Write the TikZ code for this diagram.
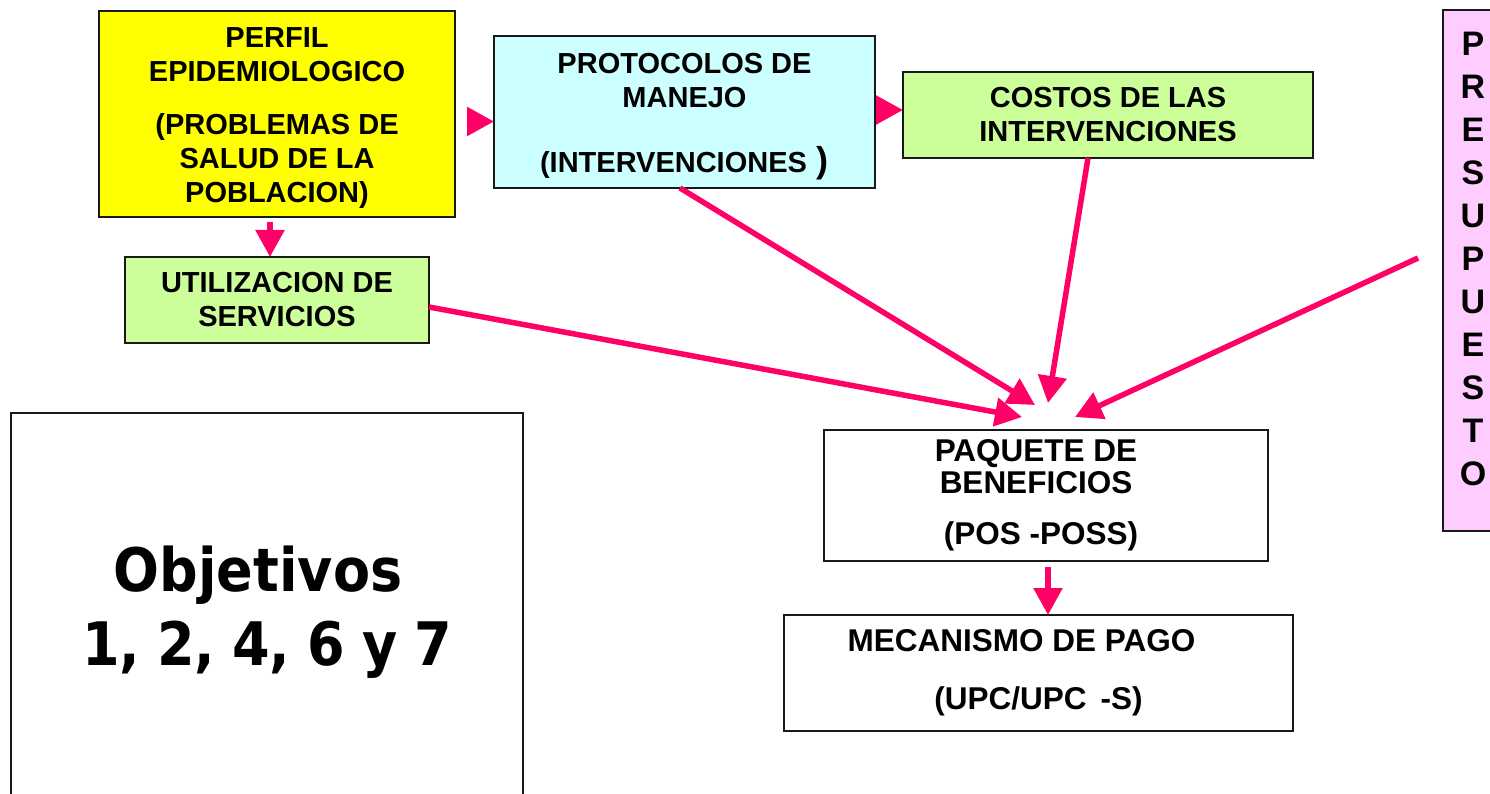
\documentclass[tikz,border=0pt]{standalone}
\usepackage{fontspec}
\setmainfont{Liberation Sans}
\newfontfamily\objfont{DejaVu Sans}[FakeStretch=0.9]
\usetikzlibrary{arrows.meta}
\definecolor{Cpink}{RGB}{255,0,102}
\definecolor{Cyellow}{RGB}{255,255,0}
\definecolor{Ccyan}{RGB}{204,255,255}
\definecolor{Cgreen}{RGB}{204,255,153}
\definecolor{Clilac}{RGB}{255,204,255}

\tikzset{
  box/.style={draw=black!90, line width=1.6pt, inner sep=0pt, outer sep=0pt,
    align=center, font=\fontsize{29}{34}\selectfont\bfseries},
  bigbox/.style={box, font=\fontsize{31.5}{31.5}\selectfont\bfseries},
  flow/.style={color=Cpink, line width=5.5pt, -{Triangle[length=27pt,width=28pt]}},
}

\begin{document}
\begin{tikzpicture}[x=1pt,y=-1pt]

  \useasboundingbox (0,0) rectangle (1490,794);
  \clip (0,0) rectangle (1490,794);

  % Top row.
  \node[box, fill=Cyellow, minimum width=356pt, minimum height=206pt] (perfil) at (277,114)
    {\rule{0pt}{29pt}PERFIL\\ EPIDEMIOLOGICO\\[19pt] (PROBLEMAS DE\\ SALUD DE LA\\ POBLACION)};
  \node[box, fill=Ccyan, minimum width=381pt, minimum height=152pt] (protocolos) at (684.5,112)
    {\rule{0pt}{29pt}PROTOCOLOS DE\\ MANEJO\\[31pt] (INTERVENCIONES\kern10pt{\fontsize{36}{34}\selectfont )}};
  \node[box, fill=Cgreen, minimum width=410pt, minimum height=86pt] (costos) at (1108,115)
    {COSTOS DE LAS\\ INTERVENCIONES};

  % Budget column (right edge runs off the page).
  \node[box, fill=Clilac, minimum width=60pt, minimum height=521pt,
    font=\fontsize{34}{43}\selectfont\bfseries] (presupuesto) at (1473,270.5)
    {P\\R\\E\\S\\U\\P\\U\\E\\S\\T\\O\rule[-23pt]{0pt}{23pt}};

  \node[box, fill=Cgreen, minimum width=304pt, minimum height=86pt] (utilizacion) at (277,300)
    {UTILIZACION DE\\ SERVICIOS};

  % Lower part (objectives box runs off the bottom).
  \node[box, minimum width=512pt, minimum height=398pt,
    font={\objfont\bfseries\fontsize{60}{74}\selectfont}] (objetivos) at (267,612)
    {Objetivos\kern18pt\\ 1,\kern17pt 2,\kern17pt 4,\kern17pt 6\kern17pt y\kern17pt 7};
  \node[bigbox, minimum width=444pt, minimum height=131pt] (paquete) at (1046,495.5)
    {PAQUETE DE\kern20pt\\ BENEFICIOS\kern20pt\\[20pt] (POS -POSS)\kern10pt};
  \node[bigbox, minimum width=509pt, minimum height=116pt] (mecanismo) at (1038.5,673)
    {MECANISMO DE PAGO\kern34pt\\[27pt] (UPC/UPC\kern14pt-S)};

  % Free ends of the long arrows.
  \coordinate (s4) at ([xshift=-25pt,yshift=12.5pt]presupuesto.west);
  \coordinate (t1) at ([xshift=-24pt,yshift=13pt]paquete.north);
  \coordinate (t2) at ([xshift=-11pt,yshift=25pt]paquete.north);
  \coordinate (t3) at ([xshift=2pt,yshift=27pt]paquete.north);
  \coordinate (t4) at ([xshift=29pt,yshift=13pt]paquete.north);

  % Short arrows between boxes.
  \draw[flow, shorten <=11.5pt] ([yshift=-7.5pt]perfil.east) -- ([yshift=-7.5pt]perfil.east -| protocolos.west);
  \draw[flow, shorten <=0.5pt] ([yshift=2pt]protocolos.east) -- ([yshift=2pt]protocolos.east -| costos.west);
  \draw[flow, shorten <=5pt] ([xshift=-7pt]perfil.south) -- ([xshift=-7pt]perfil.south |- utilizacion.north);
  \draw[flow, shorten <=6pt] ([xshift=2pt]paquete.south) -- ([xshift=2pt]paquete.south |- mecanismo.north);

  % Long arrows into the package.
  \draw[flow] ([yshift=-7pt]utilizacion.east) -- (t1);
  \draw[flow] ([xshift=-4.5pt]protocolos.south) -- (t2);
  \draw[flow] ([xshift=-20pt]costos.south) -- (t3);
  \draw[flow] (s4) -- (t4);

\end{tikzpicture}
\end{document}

*-*-*

Exclude the pictures. Write out the remaining data exactly.

Write the TikZ code for this diagram.
\documentclass[tikz,border=0pt]{standalone}
\usepackage{fontspec}
\setmainfont{Liberation Sans}
\newfontfamily\objfont{DejaVu Sans}[FakeStretch=0.9]
\usetikzlibrary{arrows.meta}
\definecolor{Cpink}{RGB}{255,0,102}
\definecolor{Cyellow}{RGB}{255,255,0}
\definecolor{Ccyan}{RGB}{204,255,255}
\definecolor{Cgreen}{RGB}{204,255,153}
\definecolor{Clilac}{RGB}{255,204,255}

\tikzset{
  box/.style={draw=black!90, line width=1.6pt, inner sep=0pt, outer sep=0pt,
    align=center, font=\fontsize{29}{34}\selectfont\bfseries},
  bigbox/.style={box, font=\fontsize{31.5}{31.5}\selectfont\bfseries},
  flow/.style={color=Cpink, line width=5.5pt, -{Triangle[length=27pt,width=28pt]}},
}

\begin{document}
\begin{tikzpicture}[x=1pt,y=-1pt]

  \useasboundingbox (0,0) rectangle (1490,794);
  \clip (0,0) rectangle (1490,794);

  % Top row.
  \node[box, fill=Cyellow, minimum width=356pt, minimum height=206pt] (perfil) at (277,114)
    {\rule{0pt}{29pt}PERFIL\\ EPIDEMIOLOGICO\\[19pt] (PROBLEMAS DE\\ SALUD DE LA\\ POBLACION)};
  \node[box, fill=Ccyan, minimum width=381pt, minimum height=152pt] (protocolos) at (684.5,112)
    {\rule{0pt}{29pt}PROTOCOLOS DE\\ MANEJO\\[31pt] (INTERVENCIONES\kern10pt{\fontsize{36}{34}\selectfont )}};
  \node[box, fill=Cgreen, minimum width=410pt, minimum height=86pt] (costos) at (1108,115)
    {COSTOS DE LAS\\ INTERVENCIONES};

  % Budget column (right edge runs off the page).
  \node[box, fill=Clilac, minimum width=60pt, minimum height=521pt,
    font=\fontsize{34}{43}\selectfont\bfseries] (presupuesto) at (1473,270.5)
    {P\\R\\E\\S\\U\\P\\U\\E\\S\\T\\O\rule[-23pt]{0pt}{23pt}};

  \node[box, fill=Cgreen, minimum width=304pt, minimum height=86pt] (utilizacion) at (277,300)
    {UTILIZACION DE\\ SERVICIOS};

  % Lower part (objectives box runs off the bottom).
  \node[box, minimum width=512pt, minimum height=398pt,
    font={\objfont\bfseries\fontsize{60}{74}\selectfont}] (objetivos) at (267,612)
    {Objetivos\kern18pt\\ 1,\kern17pt 2,\kern17pt 4,\kern17pt 6\kern17pt y\kern17pt 7};
  \node[bigbox, minimum width=444pt, minimum height=131pt] (paquete) at (1046,495.5)
    {PAQUETE DE\kern20pt\\ BENEFICIOS\kern20pt\\[20pt] (POS -POSS)\kern10pt};
  \node[bigbox, minimum width=509pt, minimum height=116pt] (mecanismo) at (1038.5,673)
    {MECANISMO DE PAGO\kern34pt\\[27pt] (UPC/UPC\kern14pt-S)};

  % Free ends of the long arrows.
  \coordinate (s4) at ([xshift=-25pt,yshift=12.5pt]presupuesto.west);
  \coordinate (t1) at ([xshift=-24pt,yshift=13pt]paquete.north);
  \coordinate (t2) at ([xshift=-11pt,yshift=25pt]paquete.north);
  \coordinate (t3) at ([xshift=2pt,yshift=27pt]paquete.north);
  \coordinate (t4) at ([xshift=29pt,yshift=13pt]paquete.north);

  % Short arrows between boxes.
  \draw[flow, shorten <=11.5pt] ([yshift=-7.5pt]perfil.east) -- ([yshift=-7.5pt]perfil.east -| protocolos.west);
  \draw[flow, shorten <=0.5pt] ([yshift=2pt]protocolos.east) -- ([yshift=2pt]protocolos.east -| costos.west);
  \draw[flow, shorten <=5pt] ([xshift=-7pt]perfil.south) -- ([xshift=-7pt]perfil.south |- utilizacion.north);
  \draw[flow, shorten <=6pt] ([xshift=2pt]paquete.south) -- ([xshift=2pt]paquete.south |- mecanismo.north);

  % Long arrows into the package.
  \draw[flow] ([yshift=-7pt]utilizacion.east) -- (t1);
  \draw[flow] ([xshift=-4.5pt]protocolos.south) -- (t2);
  \draw[flow] ([xshift=-20pt]costos.south) -- (t3);
  \draw[flow] (s4) -- (t4);

\end{tikzpicture}
\end{document}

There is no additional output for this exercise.